I will go back to the example given a little earlier: the court challenges program. The results of this program speak for themselves. There was the case of Montfort Hospital in the national capital region. This program also made it possible for French-language schools to be opened in some provinces where there are few francophones. And there are other examples.

As I was saying earlier, what they say and do are two different things. As we know, the court challenges program was eliminated twice. By what kind of government? Not by the Liberals, but by the Conservatives. For this reason, Canadians trust the Liberals. That is also why Canadians want change. The Conservatives say one thing to the people, the media and the House of Commons and then do another.

At some point, we will take over from the Conservatives. I can guarantee you that the time will come for the Conservatives to face the music. Then the Liberals will ensure that Canadians are treated equitably and that they have equal access to justice. Canadians will not fear their government as is the case today.

Bill C-31 is necessary for increasing the number of judges in the country. However, as one can guess by all the examples I have given, there are many things that can make us fear the worst, that can change the entire face of the judiciary and, in fact, the entire face of the country within a few yeas. The Conservatives do not want to go in a direction of greater fairness. They do not want to ensure that the machinery of government or the judicial system is fairer. They are trying to stack the deck to gain control, to allow their Conservative ideology to prevail instead of allowing fairness and equity to prevail. We talk about equity on many levels: pay equity, equity among peoples. These are magic words all hon. members should keep in mind. When we are fair, everyone wins.

They want to favour certain people. As I was saying earlier, who does the Conservative government just happen to be favouring? As luck would have it, they are favouring senior Conservative Party members within the different provinces. That is quite the coincidence.

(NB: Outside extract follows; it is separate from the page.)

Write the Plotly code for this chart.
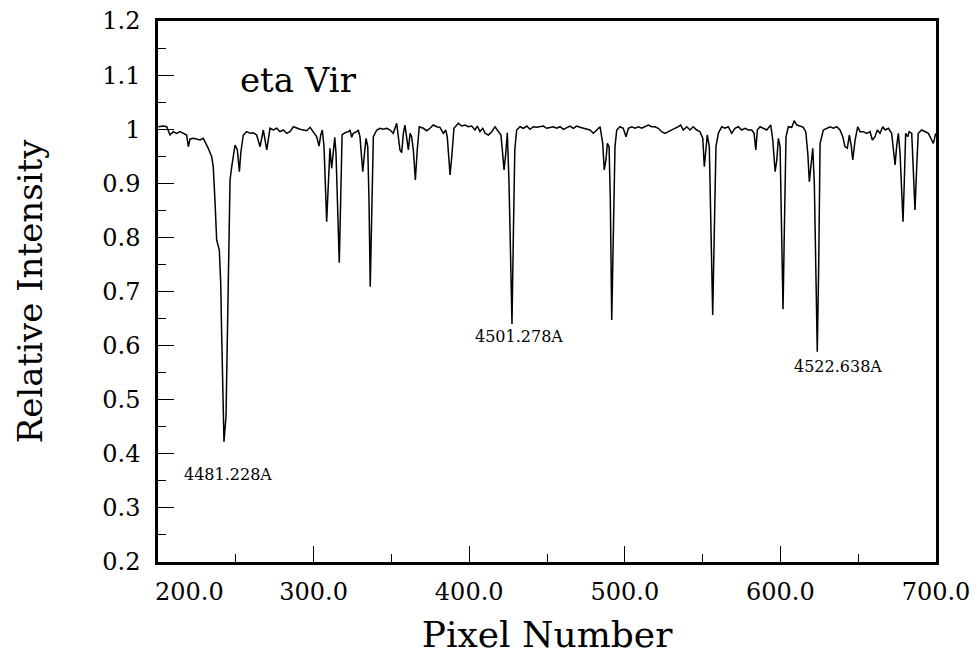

Sometimes a person is appointed. One might think that person is possibly the best candidate to be appointed, with the best skills and qualifications. At the second appointment, there begin to be some serious doubts. We start to wonder whether the Conservative way of doing things is just to ensure that the Conservative ideology is spread far and wide. At the third appointment, we have more than just doubts. We wonder what is happening and whether they are in the process of so completely changing the face of Canada that Canadians will no longer recognize themselves.

Bill C-31 is certainly important for increasing the number of judges. Nonetheless, access to justice must prevail above all.